Most concise way to convert string to integer in Scala?

3.9k views Asked by At

In Java, I can convert a string to integer using two statements as follows, which is able to deal with the exception:

// we have some string s = "abc"
int num = 0;
try{ num = Integer.parseInt(s); } catch (NumberFormatException ex) {}

However, the methods I found in Scala always use the try-catch/match-getOrElse approach like following, which consists several lines of codes and seems a little verbose.
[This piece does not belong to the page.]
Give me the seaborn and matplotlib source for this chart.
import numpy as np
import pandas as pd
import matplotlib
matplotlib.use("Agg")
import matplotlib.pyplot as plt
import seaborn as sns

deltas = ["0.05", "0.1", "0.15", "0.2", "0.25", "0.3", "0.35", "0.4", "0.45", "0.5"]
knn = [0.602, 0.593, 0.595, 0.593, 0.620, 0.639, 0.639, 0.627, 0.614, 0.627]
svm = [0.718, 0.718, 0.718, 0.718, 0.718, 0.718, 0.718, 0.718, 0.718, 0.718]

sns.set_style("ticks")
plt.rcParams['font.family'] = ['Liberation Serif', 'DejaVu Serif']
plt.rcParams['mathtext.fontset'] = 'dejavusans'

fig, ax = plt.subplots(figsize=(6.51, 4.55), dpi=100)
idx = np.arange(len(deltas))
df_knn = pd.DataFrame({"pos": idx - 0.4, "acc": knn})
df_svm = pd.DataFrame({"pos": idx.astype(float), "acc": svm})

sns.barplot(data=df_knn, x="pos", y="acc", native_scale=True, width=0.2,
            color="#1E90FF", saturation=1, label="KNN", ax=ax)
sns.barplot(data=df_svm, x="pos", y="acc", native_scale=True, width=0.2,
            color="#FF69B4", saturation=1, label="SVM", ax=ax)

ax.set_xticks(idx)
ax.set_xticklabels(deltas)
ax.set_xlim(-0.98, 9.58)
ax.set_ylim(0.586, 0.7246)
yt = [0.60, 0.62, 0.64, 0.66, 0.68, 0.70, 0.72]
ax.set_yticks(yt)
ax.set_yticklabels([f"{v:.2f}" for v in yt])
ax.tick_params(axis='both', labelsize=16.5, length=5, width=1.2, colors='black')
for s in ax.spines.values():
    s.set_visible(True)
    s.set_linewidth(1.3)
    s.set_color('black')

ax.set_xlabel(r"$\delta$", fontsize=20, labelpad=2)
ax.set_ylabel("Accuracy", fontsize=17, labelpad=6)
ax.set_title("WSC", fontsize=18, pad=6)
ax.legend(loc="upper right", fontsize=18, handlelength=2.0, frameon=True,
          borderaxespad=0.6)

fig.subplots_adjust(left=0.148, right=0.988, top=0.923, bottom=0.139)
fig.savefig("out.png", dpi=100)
// First we have to define a method called "toInt" somewhere else
def toInt(s: String): Option[Int] = {
  try{
    Some(s.toInt)
  } catch {
    case e: NumberFormatException => None
  }
}

// Then I can do the real conversion
val num = toInt(s).getOrElse(0)

Is this the only way to convert string to integer in Scala (which is able to deal with exceptions) or is there a more concise way?

1

There are 1 answers

2
elm On BEST ANSWER

Consider

util.Try(s.toInt).getOrElse(0)

This will deliver an integer value while catching possible exceptions. Thus,

def toInt(s: String): Int = util.Try(s.toInt).getOrElse(0)

or in case an Option is preferred,

def toInt(s: String): Option[Int] = util.Try(s.toInt).toOption

where None is delivered if the conversion fails.